Kampf um den Bremer Luftraum

Die Lobby von Obervieland hat über Jahre die Abflugroute zu Lasten der Hemelinger manipuliert, sagt Günter Rudolf aus Hemelingen. Der Petitionsausschuss gab ihm Recht. Aber hilft das?

VON KLAUS WOLSCHNER

„Das hätte ich mir am Anfang auch nicht träumen lassen, womit ich mich da beschäftigen muss“, sagt Elisabeth Motschmann – seit anderthalb Jahren nicht mehr Kultur-Staatsrätin sondern Vorsitzende des Petitionsausschusses. Und dieser Ausschuss, der meist ein Mauerblümchen-Dasein fristet, ist gerade dabei, Stadtpolitik zu machen: „Wendepunkt 2,5 oder 2,8“, das ist die Frage, und Motschmann ist auch da inzwischen Expertin.

Es geht schlicht darum, wo die Flugzeuge nach Süden abbiegen, wenn sie auf dem Bremer Flughafen Richtung Habenhausen gestartet sind. „,2,5“, das ist direkt hinter dem Einkaufszentrum Werder-Karrée, und „,2,8“ wäre ein paar hundert Meter weiter, etwa über dem Weserdeich. Der kleine Unterschied hat Folgen: Je früher die Flieger über Habenhausen abbiegen, desto mehr belästigen sie mit ihrem Lärm die Einfamilienhaus-Siedlungen im südlichen Habenhausen und in Arsten. Wenn sie aber erst über der Weser abbiegen, fühlen sich die Hemelinger vom Lärm mehr belastet als nötig. Daher kam die Beschwerde beim Petitionsausschuss der Bürgerschaft.

Der bestellte ein Gutachten bei der Deutschen Flugsicherung (DFS) und siehe da: Bei einer Route „2,5“ wäre die Lärmbelastung unter dem Strich etwas geringer als bei dem Wendepunkt „2,8“. Der Beschwerdeführer Günter Rudolf aus Hemelingen fühlt sich bestätigt und fragt, warum denn die Flugsicherung das nicht gleich gesagt hat vor zwei Jahren, als auf seine erste Petition hin die derzeit geflogene Route über den Schwenkpunkt „2,8“ empfohlen wurde.

Uwe Hummert von der DFS hat dafür eine schlichte Antwort: Die Fluglärmkommission des Landes Bremen habe diese Route damals als „nicht gewollt“ ausgeschlossen, die DSF hat die Werte dafür nicht untersucht.
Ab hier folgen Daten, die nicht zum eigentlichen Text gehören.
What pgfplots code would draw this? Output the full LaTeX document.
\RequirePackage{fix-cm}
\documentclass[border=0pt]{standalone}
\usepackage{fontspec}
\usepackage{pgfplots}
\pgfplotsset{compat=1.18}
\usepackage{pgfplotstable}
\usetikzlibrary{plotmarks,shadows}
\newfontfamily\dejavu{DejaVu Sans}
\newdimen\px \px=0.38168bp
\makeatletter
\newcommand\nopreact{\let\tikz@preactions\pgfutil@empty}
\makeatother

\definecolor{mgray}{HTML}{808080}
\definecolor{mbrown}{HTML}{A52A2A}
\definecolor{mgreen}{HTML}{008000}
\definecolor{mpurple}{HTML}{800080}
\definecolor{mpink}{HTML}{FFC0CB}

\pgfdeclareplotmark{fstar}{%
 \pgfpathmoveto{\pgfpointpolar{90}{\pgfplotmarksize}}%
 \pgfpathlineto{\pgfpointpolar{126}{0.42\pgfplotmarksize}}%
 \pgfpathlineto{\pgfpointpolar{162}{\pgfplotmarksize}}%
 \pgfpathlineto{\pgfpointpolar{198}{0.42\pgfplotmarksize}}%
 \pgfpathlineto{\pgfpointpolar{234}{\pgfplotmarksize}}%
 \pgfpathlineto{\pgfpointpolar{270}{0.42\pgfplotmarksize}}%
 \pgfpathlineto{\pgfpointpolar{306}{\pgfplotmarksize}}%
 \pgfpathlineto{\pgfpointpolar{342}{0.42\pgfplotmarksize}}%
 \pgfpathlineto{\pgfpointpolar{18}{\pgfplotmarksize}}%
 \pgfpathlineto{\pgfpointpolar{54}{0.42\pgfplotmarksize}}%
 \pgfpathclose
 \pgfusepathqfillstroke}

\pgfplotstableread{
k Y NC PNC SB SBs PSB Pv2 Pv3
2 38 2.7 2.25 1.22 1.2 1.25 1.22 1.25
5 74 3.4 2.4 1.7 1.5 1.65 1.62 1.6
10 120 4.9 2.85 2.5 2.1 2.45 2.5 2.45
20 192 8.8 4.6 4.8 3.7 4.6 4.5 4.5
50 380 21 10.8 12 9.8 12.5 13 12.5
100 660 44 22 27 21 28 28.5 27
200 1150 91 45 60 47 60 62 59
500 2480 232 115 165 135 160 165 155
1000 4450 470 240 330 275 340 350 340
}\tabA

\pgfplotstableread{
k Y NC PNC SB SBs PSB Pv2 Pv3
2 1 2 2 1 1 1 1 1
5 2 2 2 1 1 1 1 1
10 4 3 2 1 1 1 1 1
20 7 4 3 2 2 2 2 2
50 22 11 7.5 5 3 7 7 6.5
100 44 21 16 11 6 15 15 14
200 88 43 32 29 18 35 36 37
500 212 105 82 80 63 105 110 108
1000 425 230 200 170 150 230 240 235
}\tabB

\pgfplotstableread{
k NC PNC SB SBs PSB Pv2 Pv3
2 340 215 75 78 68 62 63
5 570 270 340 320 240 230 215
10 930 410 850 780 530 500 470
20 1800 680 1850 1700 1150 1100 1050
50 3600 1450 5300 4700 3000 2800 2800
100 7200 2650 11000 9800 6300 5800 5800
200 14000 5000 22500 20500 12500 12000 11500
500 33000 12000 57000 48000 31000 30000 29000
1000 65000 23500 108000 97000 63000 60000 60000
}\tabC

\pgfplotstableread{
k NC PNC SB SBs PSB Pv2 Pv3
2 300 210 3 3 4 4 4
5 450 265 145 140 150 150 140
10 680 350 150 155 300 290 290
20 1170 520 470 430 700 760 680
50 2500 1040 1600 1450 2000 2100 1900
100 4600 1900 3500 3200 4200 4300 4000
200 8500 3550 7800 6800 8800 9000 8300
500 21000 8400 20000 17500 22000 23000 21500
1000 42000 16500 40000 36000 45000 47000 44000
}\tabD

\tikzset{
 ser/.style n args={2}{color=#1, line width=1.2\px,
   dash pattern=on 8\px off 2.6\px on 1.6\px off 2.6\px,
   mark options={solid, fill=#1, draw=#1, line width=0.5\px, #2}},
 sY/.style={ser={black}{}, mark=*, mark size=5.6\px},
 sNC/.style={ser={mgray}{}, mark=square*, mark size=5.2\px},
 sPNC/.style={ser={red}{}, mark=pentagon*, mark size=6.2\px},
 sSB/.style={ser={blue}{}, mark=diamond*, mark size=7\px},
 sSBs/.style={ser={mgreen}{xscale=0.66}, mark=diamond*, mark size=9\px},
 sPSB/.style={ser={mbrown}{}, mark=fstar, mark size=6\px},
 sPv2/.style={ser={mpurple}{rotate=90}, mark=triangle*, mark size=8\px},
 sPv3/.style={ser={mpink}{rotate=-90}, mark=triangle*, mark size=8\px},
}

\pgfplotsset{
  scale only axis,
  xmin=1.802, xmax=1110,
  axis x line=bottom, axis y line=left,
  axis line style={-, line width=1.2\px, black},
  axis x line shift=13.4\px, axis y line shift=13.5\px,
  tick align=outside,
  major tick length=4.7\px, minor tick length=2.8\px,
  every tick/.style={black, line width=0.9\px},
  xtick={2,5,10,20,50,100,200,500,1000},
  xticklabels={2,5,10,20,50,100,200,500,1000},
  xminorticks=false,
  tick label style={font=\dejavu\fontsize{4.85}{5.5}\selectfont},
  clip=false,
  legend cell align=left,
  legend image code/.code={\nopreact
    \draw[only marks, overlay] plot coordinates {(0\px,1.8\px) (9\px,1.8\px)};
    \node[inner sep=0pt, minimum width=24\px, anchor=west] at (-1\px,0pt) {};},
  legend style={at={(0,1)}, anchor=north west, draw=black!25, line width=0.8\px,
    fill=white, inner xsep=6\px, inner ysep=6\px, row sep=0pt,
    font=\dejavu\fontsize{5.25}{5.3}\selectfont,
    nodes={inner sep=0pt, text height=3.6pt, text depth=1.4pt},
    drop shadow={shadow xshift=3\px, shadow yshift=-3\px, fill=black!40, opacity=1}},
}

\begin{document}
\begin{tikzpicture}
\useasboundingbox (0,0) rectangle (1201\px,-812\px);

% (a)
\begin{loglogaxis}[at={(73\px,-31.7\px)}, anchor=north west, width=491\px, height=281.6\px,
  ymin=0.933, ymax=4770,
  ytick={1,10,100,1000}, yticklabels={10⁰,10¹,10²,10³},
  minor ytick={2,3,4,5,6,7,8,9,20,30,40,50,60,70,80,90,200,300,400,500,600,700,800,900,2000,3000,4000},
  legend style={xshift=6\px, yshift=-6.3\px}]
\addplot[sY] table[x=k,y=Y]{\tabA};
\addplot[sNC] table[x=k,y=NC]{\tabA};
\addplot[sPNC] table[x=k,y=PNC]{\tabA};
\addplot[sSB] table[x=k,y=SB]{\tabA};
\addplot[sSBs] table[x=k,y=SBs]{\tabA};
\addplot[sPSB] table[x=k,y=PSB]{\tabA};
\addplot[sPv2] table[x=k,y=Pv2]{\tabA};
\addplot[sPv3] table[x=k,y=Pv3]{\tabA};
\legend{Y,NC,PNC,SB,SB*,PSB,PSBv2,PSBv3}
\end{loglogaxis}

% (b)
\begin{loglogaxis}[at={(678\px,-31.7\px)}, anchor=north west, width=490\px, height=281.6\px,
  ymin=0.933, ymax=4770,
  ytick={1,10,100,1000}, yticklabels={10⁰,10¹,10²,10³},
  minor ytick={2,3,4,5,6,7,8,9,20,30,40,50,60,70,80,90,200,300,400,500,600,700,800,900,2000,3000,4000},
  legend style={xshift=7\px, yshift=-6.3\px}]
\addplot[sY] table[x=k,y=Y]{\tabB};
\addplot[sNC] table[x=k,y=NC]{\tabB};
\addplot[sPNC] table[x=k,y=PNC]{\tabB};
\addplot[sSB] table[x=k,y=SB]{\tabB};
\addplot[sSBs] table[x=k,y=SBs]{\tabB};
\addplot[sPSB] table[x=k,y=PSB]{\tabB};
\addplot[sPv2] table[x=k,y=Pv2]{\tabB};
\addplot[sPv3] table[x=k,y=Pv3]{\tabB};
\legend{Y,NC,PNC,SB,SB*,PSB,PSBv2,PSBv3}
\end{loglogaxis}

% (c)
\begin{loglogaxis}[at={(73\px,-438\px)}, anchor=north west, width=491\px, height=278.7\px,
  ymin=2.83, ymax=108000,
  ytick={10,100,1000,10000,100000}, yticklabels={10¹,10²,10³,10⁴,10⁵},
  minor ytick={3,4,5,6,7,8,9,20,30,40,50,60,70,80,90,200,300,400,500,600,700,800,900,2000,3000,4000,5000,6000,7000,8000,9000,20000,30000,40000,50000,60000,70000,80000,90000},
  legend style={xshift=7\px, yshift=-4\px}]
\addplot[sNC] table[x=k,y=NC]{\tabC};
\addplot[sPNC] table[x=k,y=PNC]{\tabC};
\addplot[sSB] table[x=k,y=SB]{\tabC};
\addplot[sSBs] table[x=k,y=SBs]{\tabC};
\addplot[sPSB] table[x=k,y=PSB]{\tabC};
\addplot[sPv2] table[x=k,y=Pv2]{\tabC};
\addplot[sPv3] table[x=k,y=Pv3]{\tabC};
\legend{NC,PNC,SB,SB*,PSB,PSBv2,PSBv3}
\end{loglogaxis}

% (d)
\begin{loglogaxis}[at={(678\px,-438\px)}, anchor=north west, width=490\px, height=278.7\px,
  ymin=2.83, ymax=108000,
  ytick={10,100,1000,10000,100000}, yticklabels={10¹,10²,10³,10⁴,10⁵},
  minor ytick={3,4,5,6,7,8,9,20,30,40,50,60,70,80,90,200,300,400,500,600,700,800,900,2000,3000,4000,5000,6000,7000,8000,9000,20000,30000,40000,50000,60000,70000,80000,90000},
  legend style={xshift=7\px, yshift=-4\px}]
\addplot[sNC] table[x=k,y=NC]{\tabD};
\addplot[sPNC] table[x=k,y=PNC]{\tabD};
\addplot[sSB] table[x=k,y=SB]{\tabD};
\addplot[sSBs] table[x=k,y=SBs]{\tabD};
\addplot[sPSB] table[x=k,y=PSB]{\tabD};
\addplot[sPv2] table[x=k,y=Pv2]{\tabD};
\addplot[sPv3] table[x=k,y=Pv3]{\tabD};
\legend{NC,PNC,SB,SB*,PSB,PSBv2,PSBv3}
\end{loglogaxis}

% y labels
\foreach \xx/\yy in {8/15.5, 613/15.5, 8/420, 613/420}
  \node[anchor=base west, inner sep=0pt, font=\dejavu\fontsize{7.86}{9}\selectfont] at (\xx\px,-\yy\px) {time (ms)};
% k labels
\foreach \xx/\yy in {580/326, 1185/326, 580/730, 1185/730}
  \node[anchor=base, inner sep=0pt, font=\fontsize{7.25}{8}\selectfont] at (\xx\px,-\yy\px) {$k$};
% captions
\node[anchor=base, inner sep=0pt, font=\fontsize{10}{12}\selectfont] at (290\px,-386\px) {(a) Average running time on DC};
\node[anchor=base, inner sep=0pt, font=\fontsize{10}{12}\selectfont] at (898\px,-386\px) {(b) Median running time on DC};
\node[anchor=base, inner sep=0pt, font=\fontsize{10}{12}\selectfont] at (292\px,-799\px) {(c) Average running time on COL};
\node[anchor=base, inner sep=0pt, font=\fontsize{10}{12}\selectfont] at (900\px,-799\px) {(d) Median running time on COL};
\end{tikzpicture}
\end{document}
Für die Hemelinger schließt sich ein Kreis: In der Fluglärmkommission sitzen viele aus dem Bremer Süden, und deren Interesse war es, ihre Stadtteile zu entlasten.

Am Donnerstag soll nun die Bürgerschaft über den Antrag des Petitionsausschusses entscheiden, mit dem das Landesparlament sich auf die neue Erkenntnis festlegen soll – die übrigens eine alte ist: Bis 2004 flogen die Flugzeuge dorther. Die SPD wird wohl auch zustimmen, Abgeordnete aus Obervieland wie Winfried Brumma eher zähneknirschend. „Ich sehe das natürlich kritisch“, sagt er.

Damit ist allerdings die Schlacht um den Luftraum über Bremen längst nicht geschlagen – die Bürgerschaft ist im Grunde das völlig falsche Gremium. Das Luftfahrtbundesamt entscheidet über die Flugrouten, die Bremer Fluglärmkommission, in der der Senat gerade vier von 23 Sitzen hat, kann nur beraten. Und in der Fluglärmkommission haben, stadtteilpolitisch gedacht, die „Obervieländer“ viel Gewicht, deren Ortsamtsleiter Ingo Funk ist der Vorsitzende.

Auch die Geschäftsführerin der Kommission, die Fluglärmbeauftragte des Bremer Senats Britta Giebelhausen, ist vom Votum des Petitionsausschusses nicht überzeugt. Man müsse die gesamte Lärmbelastung sehen, sagt sie, und die sei in Obervieland so hoch, dass aus diesem Grund vor zwei Jahren die jetzt vom Petitionsausschuss favorisierte Flugroute schlicht ausgeschlossen wurde: Die alte Linie, die jetzt neu vorgeschlagen wurde, habe sich eben „nicht bewährt“ – wegen der Proteste aus Habenhausen und Arsten, sagt Giebelhausen. Was die Fluglärmkommission dem Luftfahrtbundesamt demnächst empfiehlt, ist also durchaus noch offen.

Das Interessante an ihrer derzeitigen Aufgabe sei, sagt die ehemalige Kultur-Staatsrätin Motschmann, dass sie es im Petitionsausschuss hautnah mit den Problemen der Menschen zu tun hat.